As most classic and oral tradition stories go, adventures of great men choosing between good and evil, or fighting for the good against evil men and characters are the main themes. From Greek comedy or tragedy to modern-day western heroism, heroes make the right choices amidst challenges and pains.

This paper, drawing from Tristan of Thomas as gathered by Gottfried von Strassburg and retold by M. Joseph Bedier, shall try to present Challenges, Pain, and Glory as the theme of Tristan’s story.


From the start when Tristan was far conceived, and prior to his father King Rivalen of Lyonesse met his mother Blanchfleur, many of the main characters have to go through challenges and pain to attain glory.

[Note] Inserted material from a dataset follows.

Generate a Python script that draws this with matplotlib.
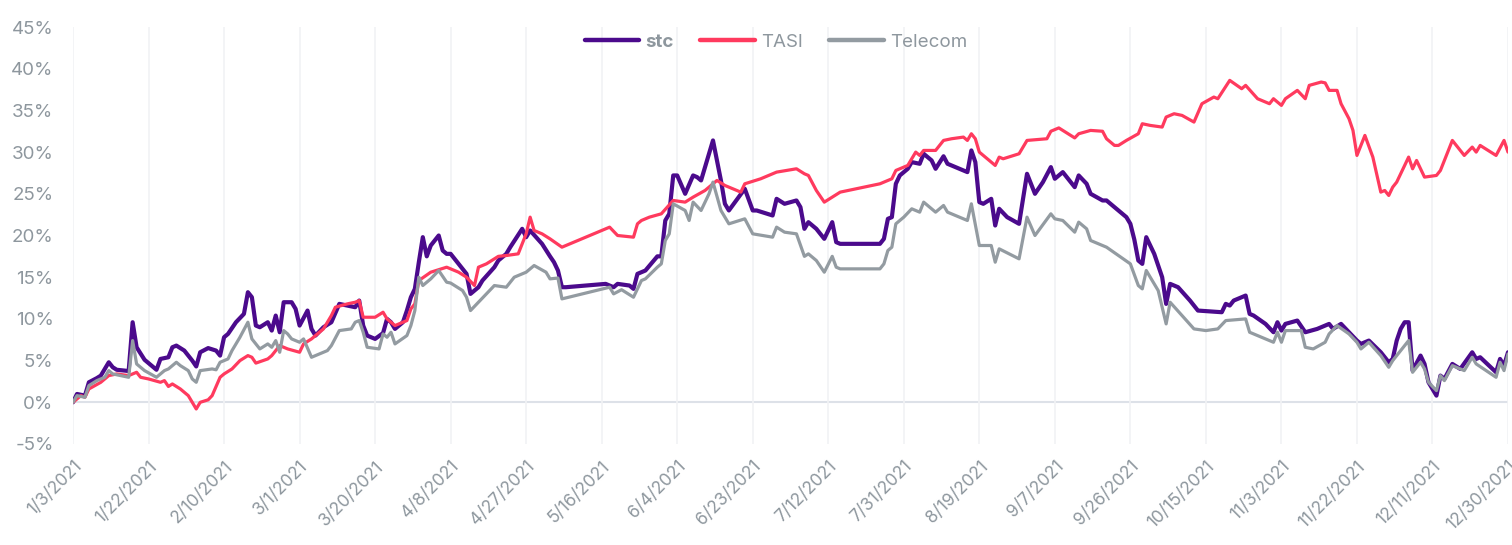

Rivalen and King Mark of Cornwall are friends. So that when Cornwall was besieged, Rivalen sailed forth to aid his friend as indicated that, “he crossed the sea to bring him aid; and so faithfully did he serve him with counsel and sword that Mark gave him his sister Blanchefleur, whom King Rivalen loved most marvelously,” (Bedier, 2004). Sinka (1977) noted this prevalence of epic characters undergoing challenges, then getting pained in the process so that she suggested wounds have become a sort of motif that “function structurally to foreshadow and motivate action,” (p 3).

However, pain is not everything that can be noted in the story of Iseult and Tristan. At most, a challenge serves as the battery that charges the characters of Tristan to life. First, there is his father Rivalen having to aid King Mark.

Ewert (1970) also noted how Thomas, aside from presenting craft for poetry, has elegantly intertwined “the lovers’ ordeal rehearses the operations of memory in a cycle of absence and return (Pitts, 1990, p 792).

Another characteristic of the Tristan of Thomas is the glory for every battle won. The reader note that the victory of Rivalen and Mark against the Cornwall invaders, and then, as a part of the victory process, the wedding of Rivalen and Blanchefleur.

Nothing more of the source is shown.